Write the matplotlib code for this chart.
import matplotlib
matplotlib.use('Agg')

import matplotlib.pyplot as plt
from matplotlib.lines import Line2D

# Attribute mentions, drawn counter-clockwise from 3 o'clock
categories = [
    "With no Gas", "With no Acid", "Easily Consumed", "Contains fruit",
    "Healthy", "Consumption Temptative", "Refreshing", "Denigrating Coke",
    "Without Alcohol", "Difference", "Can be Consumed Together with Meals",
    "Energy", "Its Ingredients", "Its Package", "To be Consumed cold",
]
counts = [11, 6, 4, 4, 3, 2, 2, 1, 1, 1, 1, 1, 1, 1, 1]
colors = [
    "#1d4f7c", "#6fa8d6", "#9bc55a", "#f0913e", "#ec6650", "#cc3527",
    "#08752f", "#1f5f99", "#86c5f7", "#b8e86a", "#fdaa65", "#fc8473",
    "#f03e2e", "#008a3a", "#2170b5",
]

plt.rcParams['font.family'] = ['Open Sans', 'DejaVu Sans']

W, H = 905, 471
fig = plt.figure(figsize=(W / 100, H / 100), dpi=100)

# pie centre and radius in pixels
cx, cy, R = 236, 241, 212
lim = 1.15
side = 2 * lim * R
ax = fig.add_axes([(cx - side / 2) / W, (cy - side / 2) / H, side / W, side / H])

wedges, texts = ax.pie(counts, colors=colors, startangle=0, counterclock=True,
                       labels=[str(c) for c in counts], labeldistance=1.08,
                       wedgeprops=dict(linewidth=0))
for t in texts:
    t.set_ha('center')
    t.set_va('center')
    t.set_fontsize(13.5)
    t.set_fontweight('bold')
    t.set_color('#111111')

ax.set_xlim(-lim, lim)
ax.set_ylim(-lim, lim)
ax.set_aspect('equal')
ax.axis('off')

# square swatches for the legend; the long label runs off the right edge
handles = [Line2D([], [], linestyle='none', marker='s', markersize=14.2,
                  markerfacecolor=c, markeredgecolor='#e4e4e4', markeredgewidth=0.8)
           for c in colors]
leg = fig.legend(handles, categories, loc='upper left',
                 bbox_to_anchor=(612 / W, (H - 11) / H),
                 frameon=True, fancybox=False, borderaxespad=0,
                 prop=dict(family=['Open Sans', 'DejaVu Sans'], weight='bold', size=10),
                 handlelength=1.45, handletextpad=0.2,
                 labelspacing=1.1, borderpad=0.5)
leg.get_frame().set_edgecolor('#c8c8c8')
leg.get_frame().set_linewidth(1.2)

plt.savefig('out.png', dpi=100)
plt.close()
○ ○ ○ ○ ○ ○ ○
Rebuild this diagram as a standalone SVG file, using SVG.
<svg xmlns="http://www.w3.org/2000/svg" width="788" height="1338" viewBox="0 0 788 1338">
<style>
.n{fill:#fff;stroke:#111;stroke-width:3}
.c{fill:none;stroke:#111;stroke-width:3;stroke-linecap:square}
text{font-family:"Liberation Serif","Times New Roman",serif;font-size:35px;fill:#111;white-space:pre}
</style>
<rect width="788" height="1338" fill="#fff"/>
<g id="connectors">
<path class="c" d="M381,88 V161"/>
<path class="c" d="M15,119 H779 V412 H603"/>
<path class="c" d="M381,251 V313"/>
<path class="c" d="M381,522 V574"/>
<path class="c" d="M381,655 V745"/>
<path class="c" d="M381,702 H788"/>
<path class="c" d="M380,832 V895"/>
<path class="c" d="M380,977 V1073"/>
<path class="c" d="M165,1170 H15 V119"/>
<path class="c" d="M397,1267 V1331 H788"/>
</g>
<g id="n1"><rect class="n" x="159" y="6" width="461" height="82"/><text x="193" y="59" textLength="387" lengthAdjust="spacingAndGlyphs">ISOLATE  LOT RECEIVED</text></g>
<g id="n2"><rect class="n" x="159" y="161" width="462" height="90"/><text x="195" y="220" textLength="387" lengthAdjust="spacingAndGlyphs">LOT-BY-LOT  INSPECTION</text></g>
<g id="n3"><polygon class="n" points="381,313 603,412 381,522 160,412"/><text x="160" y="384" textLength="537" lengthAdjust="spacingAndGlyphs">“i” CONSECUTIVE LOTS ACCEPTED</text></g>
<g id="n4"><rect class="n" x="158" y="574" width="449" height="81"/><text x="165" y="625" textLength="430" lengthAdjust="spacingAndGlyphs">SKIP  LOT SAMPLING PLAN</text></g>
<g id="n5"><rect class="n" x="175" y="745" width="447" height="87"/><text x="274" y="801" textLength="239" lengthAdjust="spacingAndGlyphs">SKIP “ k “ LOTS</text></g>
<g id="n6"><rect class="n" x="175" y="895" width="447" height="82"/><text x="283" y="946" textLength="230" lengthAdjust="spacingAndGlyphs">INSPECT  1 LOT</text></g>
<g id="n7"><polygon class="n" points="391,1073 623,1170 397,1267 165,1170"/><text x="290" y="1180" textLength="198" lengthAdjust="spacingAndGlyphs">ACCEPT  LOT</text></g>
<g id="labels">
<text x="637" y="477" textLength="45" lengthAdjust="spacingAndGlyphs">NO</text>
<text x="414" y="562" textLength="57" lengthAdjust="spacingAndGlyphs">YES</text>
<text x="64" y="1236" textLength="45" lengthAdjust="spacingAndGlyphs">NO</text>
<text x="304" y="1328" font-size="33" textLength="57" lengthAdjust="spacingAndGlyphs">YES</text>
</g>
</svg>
○ ○ ○ ○ ○ ○ ○
# [Exercise]
Taking the lines above, repeat exactly those from the line that contains "Write the matplotlib code for this chart." through the line that contains "from matplotlib.lines import Line2D", and both of those lines as well. Include nothing else.

# [Result]
Write the matplotlib code for this chart.
import matplotlib
matplotlib.use('Agg')

import matplotlib.pyplot as plt
from matplotlib.lines import Line2D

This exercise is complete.